By Susan Motander
Getting a sneak peek at the newly refurbished Monrovia Santa Fe Depot was a treat this week. The cherry on the top of that dish was watching the installation of the memorial to former Monrovia Mayor, Bob Bartlett.
Both made me proud to call this my hometown. I was conceived and raised here. The depot was still operating when I was young. Bob joined the council when I was not yet old enough to vote, but old enough to realize the town was dying.
The railroad stopped using the depot two years before I graduated from high school. It was yet another sign that this town was slipping away. Bob (along with Eric Faith and the also dearly missed Pat Ostrye) was elected the year after I graduated. That was the turnaround point for Monrovia.
That trio turned the city around. It was almost on life support in 1974. By the end of the century, Monrovia was an All-America City. How fitting that the same material used by Nic Fetter to show the lines where walls once stood in the old depot (Core-Ten steel) is the same material the artist, unwittingly, used as the base for the memorial to Bob.

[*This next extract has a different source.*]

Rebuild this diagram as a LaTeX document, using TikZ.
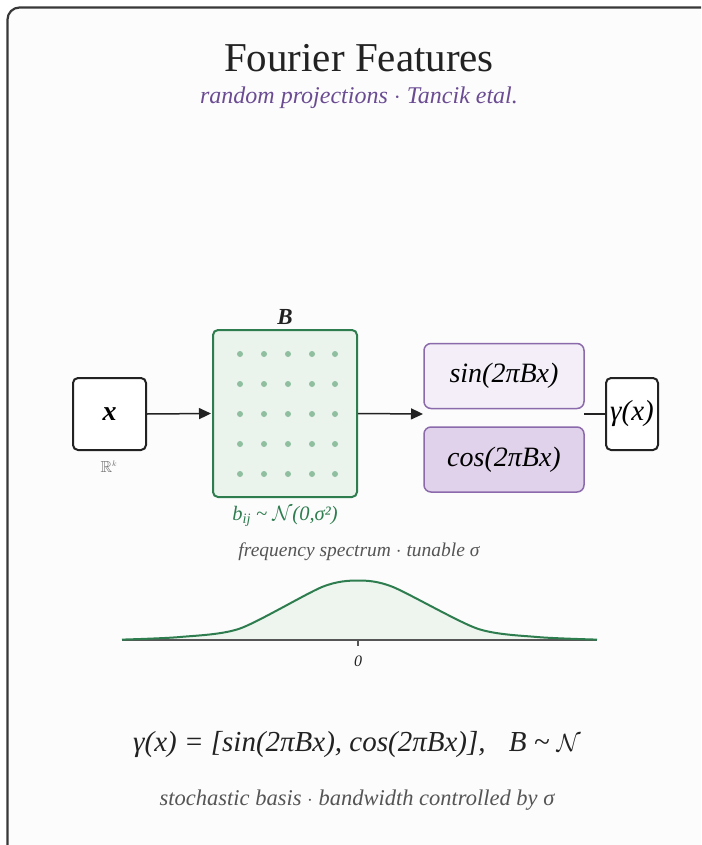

Nic is the son of Blaine Fetter of Samuelson and Fetter, long time developers here in Monrovia. The firm was instrumental in many of the buildings along the East Huntington Drive Hi-Tech corridor. Daylight Ltd. is the company that has refurbished the depot for the city when no one else would do so within the design and budget restrictions of the city and a subsidiary of Samuelson Fetter.
How fitting that Nic, the son of a man who worked to restore Monrovia to new good times, should restore for a new use, that building, that symbol of Monrovia’s old grand days. And at the location of the memorial to the man, Bob Bartlett, who worked so hard to bring new good days to Monrovia.
That is Monrovia. It is keeping its eye on the future, but with its feet firmly rooted on its history.